Some nations are easy, since they are in a single time-zone. Look at Europe and add millions of people by just using the internation dialing code. +47 for Norway etc.
Phone-number allocations are usually done by a national telecom authority, so you could probably get the information for free.
As you allready know this would only take into account default-timezone, since they might be anywhere on the planet at the time. Also number-allocation might not distingish at all between timezones, so the approach is buggy but potentially usefull to provide default settings.
Regards
Look in the phone book. Ours has quite a few pages mapping area codes onto countries/provinces/states. Then you have to map geographical locations onto time zones, but that is pretty straightforward.
Impossible. If I drive about 400 miles east (west coast of the US) then I'll break your algorithm by having a XXX number in a YYY timezone.
Now if this is a cell phone app, it does seem possible with something called NITZ.
I think Danie, Bortzmeyer, and others are over thinking the problem. It's not to maximize the calling window, it's to find an acceptable time.
Let's take the US and consider only the 4 major timezones.
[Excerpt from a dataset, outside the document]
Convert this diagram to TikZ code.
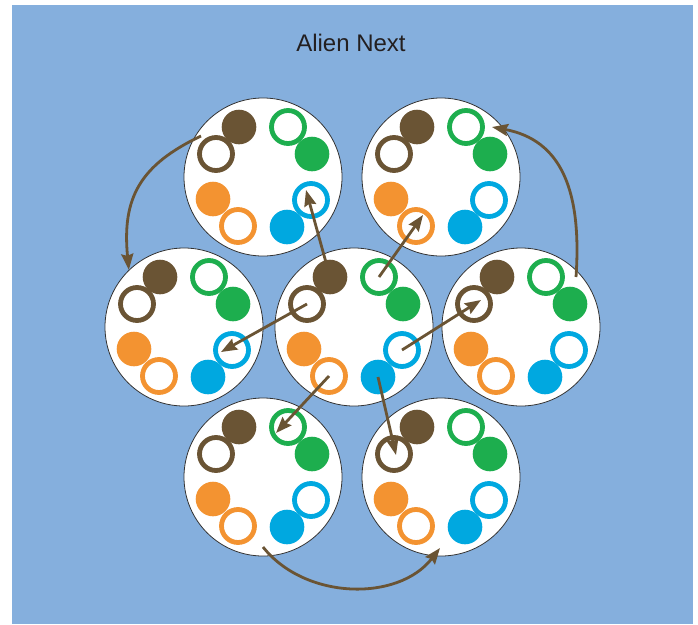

Say we define acceptable as from 10AM - 7PM. I doubt even the Norwegian Bachelor farmers go to be before 7PM.
So if you know that the phone is in the US, don't make any call before 1PM. That way if they are in NYC or LA, it's still after 10AM. And no calls after 7PM. Who cares if it's Florida main or its hour later panhandle? Dallas or El Paso, also same state but different time zones. For US, filter for AK and HI. The only seriously difficult country is Russia -- lots-o-timezones.